The Hole is all at once an odd, end of the world drama, a romance, a musical that equates to another wonderful movie from one of the world’s most unique cinematic voices—Tsai Ming-Liang.

Monday, October 02, 2006


With the German film Head-On (2004), writer/director Fatih Akin has fashioned a film that is powerful, intense, gloomy, romantic and drowning in the kind of despair that you only get to witness in movies from another country. Head-On is just so unrelenting in its bleak outlook on life that there is no way in the world it would have been made by Hollywood.

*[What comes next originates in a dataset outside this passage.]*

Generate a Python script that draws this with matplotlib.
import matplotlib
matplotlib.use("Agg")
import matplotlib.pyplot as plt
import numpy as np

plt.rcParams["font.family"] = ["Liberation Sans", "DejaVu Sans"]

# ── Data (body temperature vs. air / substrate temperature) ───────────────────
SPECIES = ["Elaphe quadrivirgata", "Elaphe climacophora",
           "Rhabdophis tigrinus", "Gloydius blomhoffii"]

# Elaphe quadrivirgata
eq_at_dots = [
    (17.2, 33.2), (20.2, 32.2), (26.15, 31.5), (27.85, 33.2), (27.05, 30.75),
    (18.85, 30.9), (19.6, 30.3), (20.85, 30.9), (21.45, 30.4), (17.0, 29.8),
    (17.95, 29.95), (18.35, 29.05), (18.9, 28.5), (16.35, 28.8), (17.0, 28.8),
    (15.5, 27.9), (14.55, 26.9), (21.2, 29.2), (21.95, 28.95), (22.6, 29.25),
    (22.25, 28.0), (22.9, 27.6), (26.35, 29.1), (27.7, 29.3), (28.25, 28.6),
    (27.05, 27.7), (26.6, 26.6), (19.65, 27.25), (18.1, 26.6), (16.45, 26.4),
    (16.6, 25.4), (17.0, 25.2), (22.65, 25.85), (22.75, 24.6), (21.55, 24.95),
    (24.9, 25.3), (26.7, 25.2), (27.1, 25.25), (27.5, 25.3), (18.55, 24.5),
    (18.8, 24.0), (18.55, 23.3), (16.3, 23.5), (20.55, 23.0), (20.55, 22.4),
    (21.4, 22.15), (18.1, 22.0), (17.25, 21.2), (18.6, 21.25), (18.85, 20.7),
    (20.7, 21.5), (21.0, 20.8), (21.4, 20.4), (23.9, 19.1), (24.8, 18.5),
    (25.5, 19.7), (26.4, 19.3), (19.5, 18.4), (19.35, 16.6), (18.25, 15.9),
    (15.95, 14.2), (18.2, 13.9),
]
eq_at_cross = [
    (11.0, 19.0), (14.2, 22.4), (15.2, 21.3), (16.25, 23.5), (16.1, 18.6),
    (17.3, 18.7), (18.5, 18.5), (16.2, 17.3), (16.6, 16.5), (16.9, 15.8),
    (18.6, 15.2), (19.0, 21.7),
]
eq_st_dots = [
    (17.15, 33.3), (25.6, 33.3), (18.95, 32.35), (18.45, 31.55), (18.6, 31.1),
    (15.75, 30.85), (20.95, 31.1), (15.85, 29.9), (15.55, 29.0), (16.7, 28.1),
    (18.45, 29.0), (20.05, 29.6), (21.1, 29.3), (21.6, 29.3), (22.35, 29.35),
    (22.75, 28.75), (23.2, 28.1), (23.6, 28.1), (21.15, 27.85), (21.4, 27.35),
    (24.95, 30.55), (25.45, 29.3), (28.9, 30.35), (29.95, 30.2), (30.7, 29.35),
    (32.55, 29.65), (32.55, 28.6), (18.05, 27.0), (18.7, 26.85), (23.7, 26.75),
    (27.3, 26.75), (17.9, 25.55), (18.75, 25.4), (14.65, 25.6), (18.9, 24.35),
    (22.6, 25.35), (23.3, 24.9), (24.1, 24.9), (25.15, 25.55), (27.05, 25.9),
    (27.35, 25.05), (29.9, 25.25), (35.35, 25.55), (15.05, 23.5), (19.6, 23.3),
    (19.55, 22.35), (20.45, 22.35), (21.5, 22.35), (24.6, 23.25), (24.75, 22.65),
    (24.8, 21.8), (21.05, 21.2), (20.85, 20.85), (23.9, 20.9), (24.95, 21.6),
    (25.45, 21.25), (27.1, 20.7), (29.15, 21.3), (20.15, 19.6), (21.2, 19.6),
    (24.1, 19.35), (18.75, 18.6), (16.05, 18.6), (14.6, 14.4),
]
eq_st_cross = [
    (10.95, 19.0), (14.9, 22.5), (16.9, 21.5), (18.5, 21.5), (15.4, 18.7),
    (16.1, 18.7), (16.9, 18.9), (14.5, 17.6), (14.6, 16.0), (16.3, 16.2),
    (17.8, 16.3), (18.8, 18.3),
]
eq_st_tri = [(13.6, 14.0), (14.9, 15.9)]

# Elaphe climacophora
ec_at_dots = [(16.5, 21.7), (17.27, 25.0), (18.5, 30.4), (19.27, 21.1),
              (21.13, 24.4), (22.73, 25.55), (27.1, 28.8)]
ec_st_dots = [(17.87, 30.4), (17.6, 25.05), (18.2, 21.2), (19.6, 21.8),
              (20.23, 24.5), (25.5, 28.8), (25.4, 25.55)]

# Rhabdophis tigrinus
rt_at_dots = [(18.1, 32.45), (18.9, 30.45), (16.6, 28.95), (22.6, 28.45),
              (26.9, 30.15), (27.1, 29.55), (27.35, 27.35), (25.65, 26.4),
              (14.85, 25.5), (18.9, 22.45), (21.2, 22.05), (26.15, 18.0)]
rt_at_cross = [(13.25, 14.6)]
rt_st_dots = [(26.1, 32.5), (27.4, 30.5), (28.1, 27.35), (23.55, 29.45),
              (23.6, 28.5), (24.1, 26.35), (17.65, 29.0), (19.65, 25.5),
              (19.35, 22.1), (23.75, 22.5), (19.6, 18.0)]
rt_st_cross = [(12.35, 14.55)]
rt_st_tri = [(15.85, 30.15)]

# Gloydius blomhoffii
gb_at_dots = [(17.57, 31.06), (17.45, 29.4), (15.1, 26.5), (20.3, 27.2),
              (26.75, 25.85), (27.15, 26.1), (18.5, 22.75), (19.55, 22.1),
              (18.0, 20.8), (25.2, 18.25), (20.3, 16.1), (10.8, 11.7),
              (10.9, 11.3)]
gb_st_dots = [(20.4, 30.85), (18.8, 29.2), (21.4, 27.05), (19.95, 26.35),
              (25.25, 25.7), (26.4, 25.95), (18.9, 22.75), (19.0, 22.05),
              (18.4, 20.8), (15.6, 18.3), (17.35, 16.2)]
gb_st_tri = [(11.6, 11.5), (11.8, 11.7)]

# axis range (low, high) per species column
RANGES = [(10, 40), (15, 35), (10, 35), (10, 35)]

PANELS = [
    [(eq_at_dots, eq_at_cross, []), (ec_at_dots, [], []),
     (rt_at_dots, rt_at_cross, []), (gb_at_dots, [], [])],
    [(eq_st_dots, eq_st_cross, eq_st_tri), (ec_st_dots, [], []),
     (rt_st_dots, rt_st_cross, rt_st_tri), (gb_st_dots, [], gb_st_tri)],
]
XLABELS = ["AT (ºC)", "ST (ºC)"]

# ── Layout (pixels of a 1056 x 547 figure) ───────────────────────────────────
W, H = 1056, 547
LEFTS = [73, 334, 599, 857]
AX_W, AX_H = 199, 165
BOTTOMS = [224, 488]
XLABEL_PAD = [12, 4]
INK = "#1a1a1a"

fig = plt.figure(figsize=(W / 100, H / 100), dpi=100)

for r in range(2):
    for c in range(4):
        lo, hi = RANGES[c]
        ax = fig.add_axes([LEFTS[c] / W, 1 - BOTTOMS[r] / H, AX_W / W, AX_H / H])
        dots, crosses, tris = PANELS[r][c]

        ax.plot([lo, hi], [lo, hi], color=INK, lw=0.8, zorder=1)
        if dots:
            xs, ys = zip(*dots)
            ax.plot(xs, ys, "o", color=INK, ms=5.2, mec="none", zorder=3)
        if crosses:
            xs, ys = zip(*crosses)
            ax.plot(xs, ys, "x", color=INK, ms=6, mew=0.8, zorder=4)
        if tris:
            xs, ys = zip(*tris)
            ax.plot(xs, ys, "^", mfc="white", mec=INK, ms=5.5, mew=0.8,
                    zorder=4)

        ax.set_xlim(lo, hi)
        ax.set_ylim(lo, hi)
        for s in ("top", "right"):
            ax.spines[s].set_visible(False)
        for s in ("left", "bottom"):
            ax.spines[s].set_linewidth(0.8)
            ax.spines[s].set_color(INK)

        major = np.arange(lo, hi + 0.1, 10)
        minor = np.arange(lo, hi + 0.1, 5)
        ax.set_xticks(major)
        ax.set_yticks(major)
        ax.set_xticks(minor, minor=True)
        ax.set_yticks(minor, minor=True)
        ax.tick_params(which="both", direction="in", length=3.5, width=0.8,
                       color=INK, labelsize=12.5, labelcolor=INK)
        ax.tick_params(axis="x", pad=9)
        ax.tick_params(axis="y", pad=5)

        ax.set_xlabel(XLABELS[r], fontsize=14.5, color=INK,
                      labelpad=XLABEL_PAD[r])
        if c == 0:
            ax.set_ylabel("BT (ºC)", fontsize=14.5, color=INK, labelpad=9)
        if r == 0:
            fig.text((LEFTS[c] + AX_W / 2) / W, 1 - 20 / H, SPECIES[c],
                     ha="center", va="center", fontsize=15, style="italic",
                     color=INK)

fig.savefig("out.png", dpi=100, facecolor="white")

Head-On is a great movie and all, but I wonder sometimes why I subject myself to such heavy, unrelenting stories when I could just be watching The Guardian like all the other multiplex loving drones. The answer: deep down (well not that deep as this is a surface love) I love film and the experience of cinema and I don’t care if it’s fun and laughs or tears and anguish that is on display. If a movie is good—I want to see it.

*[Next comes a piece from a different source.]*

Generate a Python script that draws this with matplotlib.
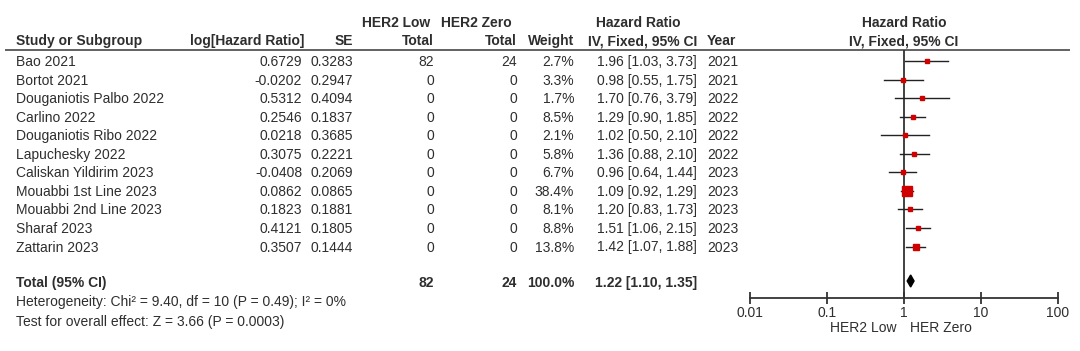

Sometimes film is a raw, painful and harsh experience that doesn’t uplift you in the end. Real life doesn’t always have happy endings. Films like Head-On make me realize just how sugarcoated the entire Hollywood mentality is. I don't need happy endings or sugary romances all the time, I do need good movies.

Head-On is a romance as two people come together in Hamburg and go on a swirling, out of control relationship that is doomed from the moment the pair meet in a mental hospital after both attempt to kill themselves. You’d think that a couple meeting after committing suicide would have nothing left but good times ahead of them, right? Yeah, sure.

Sibel is a beautiful young Turkish woman who is so desperate to get out of her stifling, conservative family she begs Cahit to marry her despite the fact he’s twice her age and basically a step above bumland. Cahit is Turkish and that will please her family. Sibel wants to go out and have sex with lots of guys, do drugs and live it up while pretending to be married. Cahit is drunkenly buried in the grief of his wife dying. It’s a match made in heaven afterall as Sabil convinces Cahit of marriage after she sticks a shard of broken glass into her veins. Didn’t I say this was a romance?

Head-On does not flinch. Not once. It swims in so much despair from beginning to end that I felt a wave of gloom weighing me down when it ended. There are moments when you feel hope in your heart for these two lost people but Akin doesn’t want to make that kind of film. Head-On will stick to you for days after you have seen it—can a film like The Guardian say the same?

is one of the saddest, most depressing films I’ve seen all year, but it’s also one of the best, as I admire a film that is brave enough to look despair in the face and not look away.